Roger Beteille viewed the decision whether Airbus Industrie should launch the A320 as a simple one: “We just had to do it,” he told Flight International in 1984.
For the highly regarded engineer then in the twilight of a distinguished aerospace career, the A320 was his ultimate creation and followed a series of impressive achievements. Spearheading a still-adolescent Airbus, the A320 would be Europe’s final roll of the dice to establish a civil aircraft industry in Europe. What Beteille and his team of aerospace pioneers created was an all-new airliner bristling with technology on a mission to usurp Boeing and McDonnell Douglas in the mass-market, single-aisle sector.
“Perhaps we were too bold – we had no choice. Either we were going to be first with new technologies or we could not expect to be in the market,” Beteille told Flight in 1997, when recalling how the single-aisle family had come about.
By the time the A320 arrived in 1988, Airbus – led by Beteille – had already established its widebody A300/A310 family, but it was really the single-aisle twinjet that earned Toulouse the right to play on the global stage. Airbus recognised the key role Beteille played in its creation by naming the A350 final assembly line after him, which was inaugurated in 2012.
Roger Beteille was born in Aveyron in Southern France on 28 August 1921. After studying at Supaero in Toulouse, he joined Sud Aviation’s predecessor SNCASE in 1943. He gained his pilot’s licence in 1945 and quickly moved up the ranks to become head of flight testing by 1952.
On 27 May 1955, Beteille was one of the four crewmembers aboard the first flight of the SE.210 Caravelle.
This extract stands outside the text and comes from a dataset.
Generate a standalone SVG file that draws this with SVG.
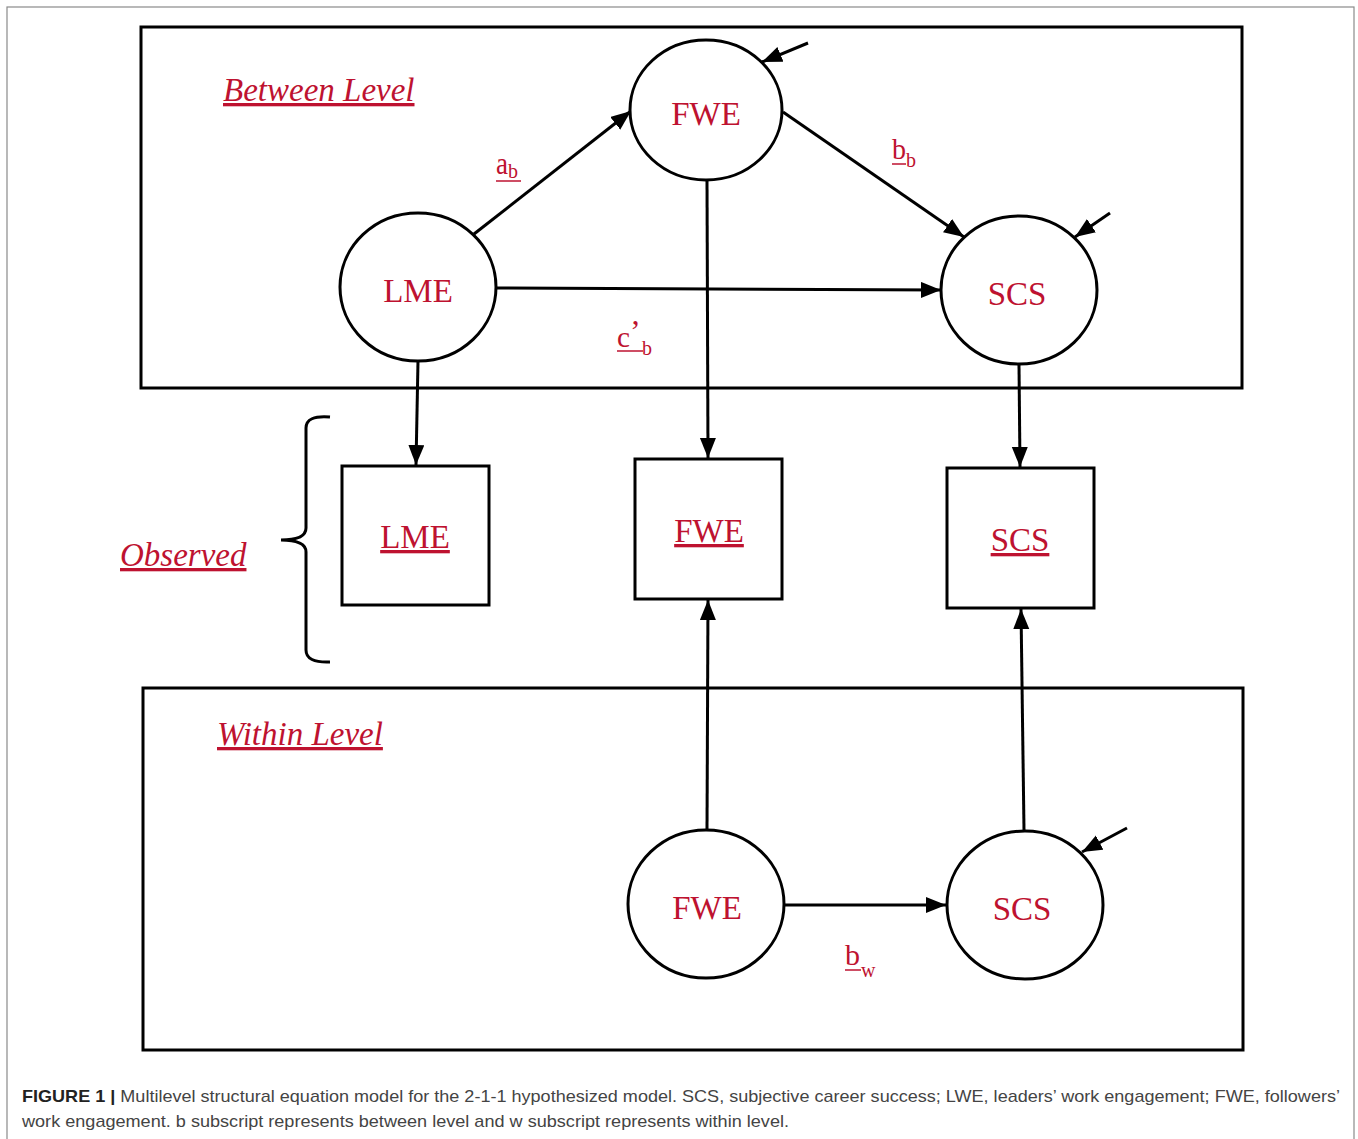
<svg xmlns="http://www.w3.org/2000/svg" width="1358" height="1139" viewBox="0 0 1358 1139">
<style>
.frame{fill:none;stroke:#000;stroke-width:3}
.node{fill:#fff;stroke:#000;stroke-width:3}
.lbl{font-family:"Liberation Serif","Times New Roman",serif;fill:#BE1230;font-size:33px;text-anchor:middle}
.ital{font-family:"Liberation Serif","Times New Roman",serif;fill:#BE1230;font-size:33px;font-style:italic;text-decoration:underline}
.sym{font-family:"Liberation Serif","Times New Roman",serif;fill:#BE1230}
.ul{stroke:#BE1230;stroke-width:1.5}
.conn line{stroke:#000;stroke-width:3;marker-end:url(#ah)}
.cap{font-family:"Liberation Sans",Arial,sans-serif;font-size:17px;fill:#444}
</style>
<defs>
<marker id="ah" markerUnits="userSpaceOnUse" markerWidth="22" markerHeight="18" refX="20" refY="8" orient="auto" viewBox="0 0 22 18">
<path d="M0,0 L20,8 L0,16 z" fill="#000"/>
</marker>
</defs>
<rect x="0" y="0" width="1358" height="1139" fill="#fff"/>
<rect x="7" y="7" width="1347" height="1140" fill="none" stroke="#8a8a8a" stroke-width="1.2"/>

<g id="between-level">
<rect class="frame" x="141" y="27" width="1101" height="361"/>
<text class="ital" x="223" y="101">Between Level</text>
</g>
<g id="within-level">
<rect class="frame" x="143" y="688" width="1100" height="362"/>
<text class="ital" x="217" y="745">Within Level</text>
</g>
<g id="observed-label">
<text class="ital" x="120" y="566">Observed</text>
<path d="M330,417 Q306,415 306,428 L306,528 Q306,540 281,540 Q306,540 306,552 L306,650 Q306,663 330,662" fill="none" stroke="#000" stroke-width="3"/>
</g>

<g class="conn" id="connectors">
<line x1="474" y1="234" x2="631" y2="111"/>
<line x1="783" y1="112" x2="964" y2="237"/>
<line x1="496" y1="288" x2="941" y2="290"/>
<line x1="808" y1="43" x2="762" y2="62"/>
<line x1="1110" y1="213" x2="1075" y2="237"/>
<line x1="418" y1="361" x2="416" y2="465"/>
<line x1="707" y1="181" x2="708" y2="458"/>
<line x1="1019" y1="365" x2="1020" y2="467"/>
<line x1="707" y1="830" x2="708" y2="600"/>
<line x1="1024" y1="830" x2="1021" y2="609"/>
<line x1="785" y1="905" x2="946" y2="905"/>
<line x1="1127" y1="828" x2="1082" y2="852"/>
</g>

<g id="path-labels">
<text class="sym" x="496" y="174" font-size="31" textLength="12" lengthAdjust="spacingAndGlyphs">a</text>
<text class="sym" x="508" y="178" font-size="20">b</text>
<line class="ul" x1="496" y1="181" x2="521" y2="181"/>
<text class="sym" x="892" y="159" font-size="30" textLength="14" lengthAdjust="spacingAndGlyphs">b</text>
<text class="sym" x="906" y="167" font-size="20">b</text>
<line class="ul" x1="892" y1="164" x2="906" y2="164"/>
<text class="sym" x="617" y="347" font-size="30" textLength="13" lengthAdjust="spacingAndGlyphs">c</text>
<text class="sym" x="630" y="342" font-size="32">’</text>
<text class="sym" x="642" y="355" font-size="20">b</text>
<line class="ul" x1="617" y1="351" x2="643" y2="351"/>
<text class="sym" x="845" y="965" font-size="30" textLength="15" lengthAdjust="spacingAndGlyphs">b</text>
<text class="sym" x="861" y="977" font-size="20">w</text>
<line class="ul" x1="845" y1="970" x2="861" y2="970"/>
</g>

<g id="LME-latent">
<ellipse class="node" cx="418" cy="287" rx="78" ry="74"/>
<text class="lbl" x="418" y="302">LME</text>
</g>
<g id="FWE-between">
<ellipse class="node" cx="706" cy="110" rx="76" ry="70"/>
<text class="lbl" x="706" y="125">FWE</text>
</g>
<g id="SCS-between">
<ellipse class="node" cx="1019" cy="290" rx="78" ry="74"/>
<text class="lbl" x="1017" y="305">SCS</text>
</g>

<g id="LME-observed">
<rect class="node" x="342" y="466" width="147" height="139"/>
<text class="lbl" x="415" y="548" text-decoration="underline">LME</text>
</g>
<g id="FWE-observed">
<rect class="node" x="635" y="459" width="147" height="140"/>
<text class="lbl" x="709" y="542" text-decoration="underline">FWE</text>
</g>
<g id="SCS-observed">
<rect class="node" x="947" y="468" width="147" height="140"/>
<text class="lbl" x="1020" y="551" text-decoration="underline">SCS</text>
</g>

<g id="FWE-within">
<ellipse class="node" cx="706" cy="904" rx="78" ry="74"/>
<text class="lbl" x="707" y="919">FWE</text>
</g>
<g id="SCS-within">
<ellipse class="node" cx="1025" cy="905" rx="78" ry="74"/>
<text class="lbl" x="1022" y="920">SCS</text>
</g>

<g id="caption">
<text class="cap" x="22" y="1102" textLength="1318" lengthAdjust="spacingAndGlyphs"><tspan font-weight="bold" fill="#222">FIGURE 1 |</tspan> Multilevel structural equation model for the 2-1-1 hypothesized model. SCS, subjective career success; LWE, leaders’ work engagement; FWE, followers’</text>
<text class="cap" x="22" y="1127" textLength="767" lengthAdjust="spacingAndGlyphs">work engagement. b subscript represents between level and w subscript represents within level.</text>
</g>
</svg>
This short-haul twinjet enjoyed relatively strong sales in its early years, but Beteille felt that decisions taken about a tie-up with Douglas Aircraft stopped it achieving its true potential.
“The crucial mistake was to reject Douglas’s suggestion to change the fuselage section, to give convenient room for luggage,” he said. “I am personally convinced that Douglas would have maintained the initial co-operation with Sud if the modification necessary in their view to make Caravelle ‘more saleable’ in the USA had been accepted.”
With the Caravelle’s chance spent, by the mid-1960s Beteille’s passion to ensure Europe had a seat at the table in civil manufacturing focused on embryonic plans among British, French and German companies to jointly produce a short-haul widebody twin.
By early 1968 work was gathering pace on what would become the 250-seat Airbus A300B. But a crucial decision was around the width of the fuselage. Perhaps with the Caravelle experience fresh in his mind, Beteille identified the need to establish a diameter able to accommodate standard LD3 containers while still providing plenty of width for passengers.
“The problem was that, for a given size of aircraft, there is always a technically optimum fuselage diameter,” Beteille told Flight in 1997. “In the end, we settled on the minimum diameter compatible with the lightest aircraft possible."
With some slight tweaks to ensure that LD3s fitted under the cabin floor, Beteille created Airbus’s trademark “222in” cross-section which was ultimately adopted for all the manufacturer’s (single-deck) widebodies up until the A350, and continues into the future with the A330neo.
Beteille, who became known as “the man with the white tie” because of his snazzy dress sense, worked with production director Felix Kracht to create the workshare plan for the Airbus production system. This was all part of the original four-nation partnership that formed the foundation for Airbus’s early success.
Reflecting in 1981 on the virtues this structure brings, Beteille said: “Each partner has two duties at Airbus. He carries out his own work, and also takes part in what the others are doing. There is a constant cross-fertilisation of ideas.”
Beteille became Airbus general manager in 1975. While there was early success in Europe, to gain a global reputation it had crack the North American market. After building a rapport with Eastern Airlines boss Frank Borman – a fellow engineer and most notably the Apollo 8 commander – Beteille secured a deal to supply the iconic US carrier with 23 A300s.
“I suggested he try out the A300, pay for a 170-seat aircraft then settle the rest if he won more passengers,” explained Beteille. “Our gamble paid off. Overnight, we gained credibility.”
Beteille said the crucial Eastern signing was the turning point at which he said to himself: “Airbus will succeed.”
Airbus
As he approached retirement, Beteille finally realised his dream of creating an aircraft family, with the launch of the A320 in 1984. “I was convinced that Airbus would never take off with a single aircraft,” he said.
The bold decision to equip the twinjet with an advanced cockpit, sidesticks and fly-by-wire controls set Airbus on to a trajectory that established it as a genuine player across all sectors of the air-transport industry.
That achievement was good not just for Europe’s aerospace industry but for the wider world, said Beteille: “If the civil airliner market had been left to evolve from the position it had reached in the late 1960s, then one monopolistic supplier would now dominate – which would have been bad for the airlines and bad for air travellers.”
When Beteille retired as company president in 1985, chairman Franz-Josef Strauss described him as “the father of Airbus”. He handed over the reins to former Aerospatiale executive Jean Pierson, who would carry Beteille’s legacy forward with great aplomb.